Task to carry out: Return precisely the span of lines from the top of the material below to the line containing "H343 M332,329 H343", both included. Pictures are excluded.

Provided data:
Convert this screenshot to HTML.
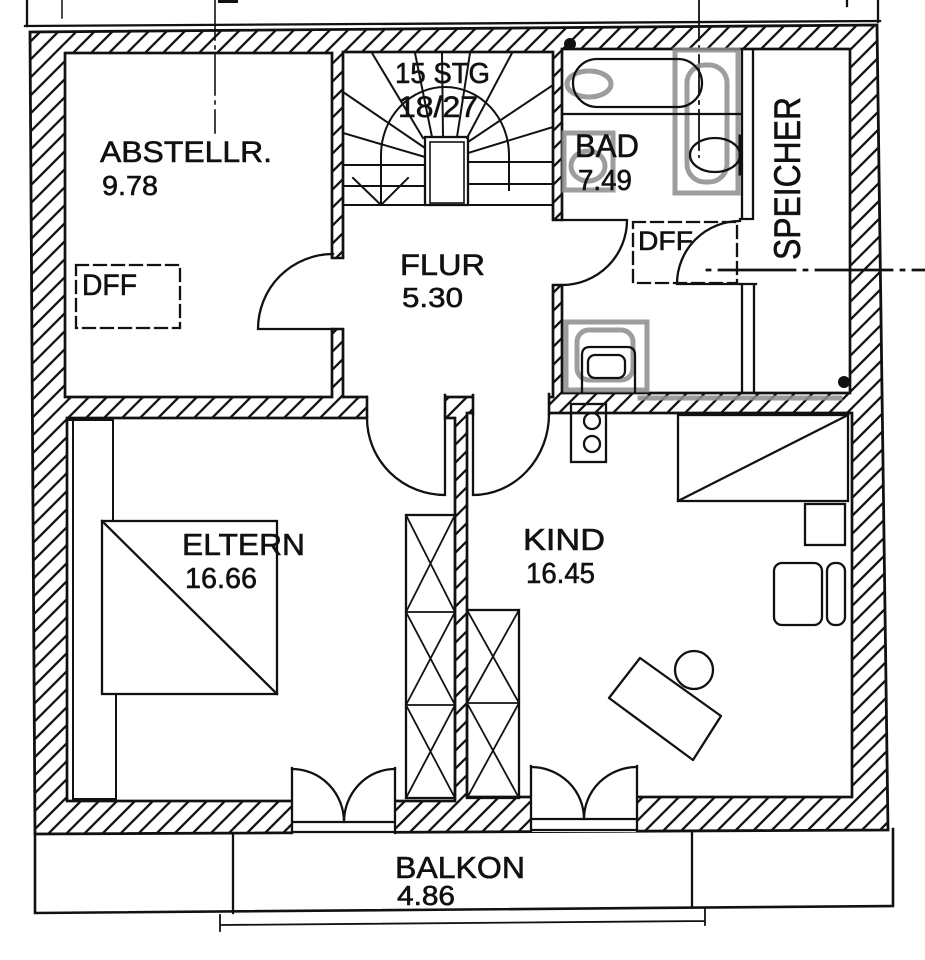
<!DOCTYPE html>
<html><head><meta charset="utf-8"><style>html,body{margin:0;padding:0;background:#fff}svg{display:block}</style></head>
<body>
<svg width="925" height="960" viewBox="0 0 925 960" xmlns="http://www.w3.org/2000/svg">
<defs>
<pattern id="h" patternUnits="userSpaceOnUse" width="18" height="18">
<rect width="18" height="18" fill="#fff"/>
<path d="M-4,4 L4,-4 M0,18 L18,0 M14,22 L22,14" stroke="#111" stroke-width="2.3"/>
</pattern>
</defs>
<rect width="925" height="960" fill="#fff"/>
<g fill="none" stroke="#111" stroke-width="2.3" stroke-linecap="square">
<!-- top reference lines -->
<line x1="25" y1="26" x2="880" y2="21"/>
<line x1="27" y1="0" x2="27" y2="26"/>
<line x1="62" y1="0" x2="62" y2="18" stroke-width="1.5"/>
<line x1="878" y1="0" x2="878" y2="22"/>
<line x1="847" y1="0" x2="847" y2="6"/>
<rect x="218" y="0" width="20" height="3" fill="#111" stroke="none"/>

<!-- outer hatched walls -->
<polygon points="30,32 877,25 888,830 35,834" fill="url(#h)" stroke-width="2.8"/>

<!-- rooms -->
<g stroke-width="2.7">
<rect x="65" y="53" width="267" height="344" fill="#fff"/>
<rect x="343" y="52" width="210" height="345" fill="#fff"/>
<rect x="562" y="49" width="288" height="344" fill="#fff"/>
<rect x="67" y="418" width="388" height="383" fill="#fff"/>
<rect x="467" y="413" width="385" height="384" fill="#fff"/>
</g>

<!-- openings -->
<g fill="#fff" stroke="none">
<rect x="330" y="258" width="15" height="71"/>
<rect x="551" y="220" width="13" height="65"/>
<rect x="368" y="394" width="76" height="26"/>
<rect x="474" y="393" width="74" height="22"/>
<rect x="293" y="799" width="101" height="36"/>
<rect x="531" y="795" width="105" height="37"/>
</g>

<!-- jambs -->
<path d="M332,258 H343 M332,329 H343 M553,220 H562 M553,285 H562 M367,397 V418 M445,395 V418 M473,395 V414 M549,394 V414" stroke-width="2.6"/>

<!-- doors -->
<path d="M333,329 H258 A75,75 0 0,1 333,254"/>
<path d="M562,220 H627 A65,65 0 0,1 562,285"/>
<path d="M740,284 H677 A63,63 0 0,1 740,221"/>
<path d="M445,418 V495 A78,77 0 0,1 367,418"/>
<path d="M473,414 V495 A76,81 0 0,0 549,414"/>
<path d="M292,768 V833 M395,768 V833 M292,822 H395 M292,832 H395"/>
<path d="M292,769 A52,53 0 0,1 344,822 M395,769 A51,53 0 0,0 344,822"/>
<path d="M531,766 V831 M637,766 V831 M531,819 H637 M531,830 H637"/>
<path d="M531,767 A53,52 0 0,1 584,819 M637,767 A53,52 0 0,0 584,819"/>

<!-- balcony -->
<path d="M35,834 V913 L893,906 V829" stroke-width="2.6"/>
<path d="M233,835 V913 M692,831 V907"/>
<path d="M220,925 L705,921 M220,915 V931 M705,909 V925" stroke-width="1.8"/>

<!-- axis lines -->
<line x1="215" y1="0" x2="215" y2="133" stroke-width="1.6" stroke-dasharray="40,6,3,6"/>
<line x1="699" y1="0" x2="699" y2="157" stroke-width="1.8" stroke-dasharray="40,6,3,6"/>
<line x1="707" y1="270" x2="925" y2="270" stroke-width="2.8" stroke-dasharray="3,9,76,9"/>

<!-- stairs -->
<rect x="425" y="137" width="43" height="68"/>
<rect x="430" y="142" width="34" height="61" stroke-width="1.6"/>
<path d="M343,205 H553 M343,165 H425 M343,186 H425 M468,162 H553 M468,184 H553" stroke-width="2"/>
<path d="M343,92 L425,148 M343,133 L425,157 M372,53 L423,138 M415,53 L432,137 M442,53 L443,137 M470,53 L457,137 M512,53 L467,138 M553,85 L468,142 M553,127 L468,153" stroke-width="2"/>
<path d="M381,205 V155 A64,68 0 0,1 509,155 V190" stroke-width="2"/>
<path d="M353,178 L381,205 L408,178" stroke-width="2"/>

<!-- bath -->
<g stroke="#8c8c8c" stroke-width="5" opacity="0.85">
<ellipse cx="589" cy="84" rx="22" ry="13"/>
<rect x="675" y="50" width="63" height="143"/>
<rect x="687" y="65" width="40" height="117" rx="18"/>
<rect x="564" y="133" width="49" height="57"/>
<ellipse cx="588" cy="166" rx="17" ry="15"/>
<rect x="566" y="322" width="81" height="68"/>
<rect x="577" y="330" width="56" height="50" rx="12"/>
<line x1="640" y1="398" x2="840" y2="398"/>
</g>
<rect x="573" y="59" width="129" height="48" rx="24"/>
<path d="M562,114 H740"/>
<ellipse cx="715" cy="155" rx="25" ry="17"/>
<path d="M740,136 V174" stroke-width="3"/>
<path d="M742,49 V219 M753,49 V219 M740,219 H753 M742,284 V393 M754,284 V393 M740,284 H756"/>
<rect x="633" y="222" width="104" height="61" stroke-dasharray="12,6"/>
<path d="M582,392 V355 Q582,347 590,347 H627 Q635,347 635,355 V392"/>
<rect x="588" y="355" width="37" height="23" rx="7"/>
<circle cx="570" cy="44" r="6" fill="#111" stroke="none"/>
<circle cx="844" cy="382" r="6" fill="#111" stroke="none"/>

<!-- abstellraum -->
<rect x="76" y="265" width="104" height="63" stroke-dasharray="12,6"/>

<!-- eltern -->
<path d="M73,420 V799 H116 V694 M67,420 H113 V521" stroke-width="2"/>
<rect x="102" y="521" width="175" height="173"/>
<path d="M102,521 L277,694"/>
<rect x="406" y="515" width="49" height="283"/>
<path d="M406,612 H455 M406,705 H455 M406,515 L455,612 M455,515 L406,612 M406,612 L455,705 M455,612 L406,705 M406,705 L455,798 M455,705 L406,798" stroke-width="1.8"/>

<!-- kind -->
<rect x="467" y="610" width="52" height="188"/>
<path d="M467,703 H519 M467,610 L519,703 M519,610 L467,703 M467,703 L519,798 M519,703 L467,798" stroke-width="1.8"/>
<rect x="571" y="404" width="35" height="58"/>
<circle cx="592" cy="421" r="8"/>
<circle cx="592" cy="444" r="8"/>
<rect x="678" y="415" width="170" height="86"/>
<path d="M678,501 L848,415"/>
<rect x="805" y="504" width="40" height="41"/>
<rect x="774" y="563" width="48" height="62" rx="8"/>
<rect x="827" y="563" width="18" height="62" rx="8"/>
<polygon points="640,658 721,716 693,760 609,698" stroke-linejoin="round"/>
<circle cx="694" cy="670" r="19"/>
</g>

<g font-family="'Liberation Sans', Arial, sans-serif" fill="#111" stroke="#111" stroke-width="0.6">
<text x="100" y="162" font-size="30" textLength="172" lengthAdjust="spacingAndGlyphs">ABSTELLR.</text>
<text x="102" y="195" font-size="28" textLength="56" lengthAdjust="spacingAndGlyphs">9.78</text>
<text x="82" y="295" font-size="30" textLength="55" lengthAdjust="spacingAndGlyphs">DFF</text>
<text x="395" y="83" font-size="29" textLength="95" lengthAdjust="spacingAndGlyphs">15 STG</text>
<text x="398" y="117" font-size="30" textLength="80" lengthAdjust="spacingAndGlyphs">18/27</text>
<text x="400" y="275" font-size="30" textLength="85" lengthAdjust="spacingAndGlyphs">FLUR</text>
<text x="402" y="307" font-size="28" textLength="61" lengthAdjust="spacingAndGlyphs">5.30</text>
<text x="575" y="157" font-size="32" textLength="64" lengthAdjust="spacingAndGlyphs">BAD</text>
<text x="578" y="190" font-size="29" textLength="54" lengthAdjust="spacingAndGlyphs">7.49</text>
<text x="638" y="250" font-size="27" textLength="55" lengthAdjust="spacingAndGlyphs">DFF</text>
<text transform="translate(800,260) rotate(-90)" x="0" y="0" font-size="37" textLength="163" lengthAdjust="spacingAndGlyphs">SPEICHER</text>
<text x="182" y="555" font-size="31" textLength="123" lengthAdjust="spacingAndGlyphs">ELTERN</text>
<text x="185" y="588" font-size="29" textLength="72" lengthAdjust="spacingAndGlyphs">16.66</text>
<text x="523" y="550" font-size="31" textLength="82" lengthAdjust="spacingAndGlyphs">KIND</text>
<text x="526" y="583" font-size="29" textLength="69" lengthAdjust="spacingAndGlyphs">16.45</text>
<text x="395" y="878" font-size="31" textLength="130" lengthAdjust="spacingAndGlyphs">BALKON</text>
<text x="397" y="905" font-size="28" textLength="58" lengthAdjust="spacingAndGlyphs">4.86</text>
</g>
</svg>
</body></html>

The reply:
Convert this screenshot to HTML.
<!DOCTYPE html>
<html><head><meta charset="utf-8"><style>html,body{margin:0;padding:0;background:#fff}svg{display:block}</style></head>
<body>
<svg width="925" height="960" viewBox="0 0 925 960" xmlns="http://www.w3.org/2000/svg">
<defs>
<pattern id="h" patternUnits="userSpaceOnUse" width="18" height="18">
<rect width="18" height="18" fill="#fff"/>
<path d="M-4,4 L4,-4 M0,18 L18,0 M14,22 L22,14" stroke="#111" stroke-width="2.3"/>
</pattern>
</defs>
<rect width="925" height="960" fill="#fff"/>
<g fill="none" stroke="#111" stroke-width="2.3" stroke-linecap="square">
<!-- top reference lines -->
<line x1="25" y1="26" x2="880" y2="21"/>
<line x1="27" y1="0" x2="27" y2="26"/>
<line x1="62" y1="0" x2="62" y2="18" stroke-width="1.5"/>
<line x1="878" y1="0" x2="878" y2="22"/>
<line x1="847" y1="0" x2="847" y2="6"/>
<rect x="218" y="0" width="20" height="3" fill="#111" stroke="none"/>

<!-- outer hatched walls -->
<polygon points="30,32 877,25 888,830 35,834" fill="url(#h)" stroke-width="2.8"/>

<!-- rooms -->
<g stroke-width="2.7">
<rect x="65" y="53" width="267" height="344" fill="#fff"/>
<rect x="343" y="52" width="210" height="345" fill="#fff"/>
<rect x="562" y="49" width="288" height="344" fill="#fff"/>
<rect x="67" y="418" width="388" height="383" fill="#fff"/>
<rect x="467" y="413" width="385" height="384" fill="#fff"/>
</g>

<!-- openings -->
<g fill="#fff" stroke="none">
<rect x="330" y="258" width="15" height="71"/>
<rect x="551" y="220" width="13" height="65"/>
<rect x="368" y="394" width="76" height="26"/>
<rect x="474" y="393" width="74" height="22"/>
<rect x="293" y="799" width="101" height="36"/>
<rect x="531" y="795" width="105" height="37"/>
</g>

<!-- jambs -->
<path d="M332,258 H343 M332,329 H343 M553,220 H562 M553,285 H562 M367,397 V418 M445,395 V418 M473,395 V414 M549,394 V414" stroke-width="2.6"/>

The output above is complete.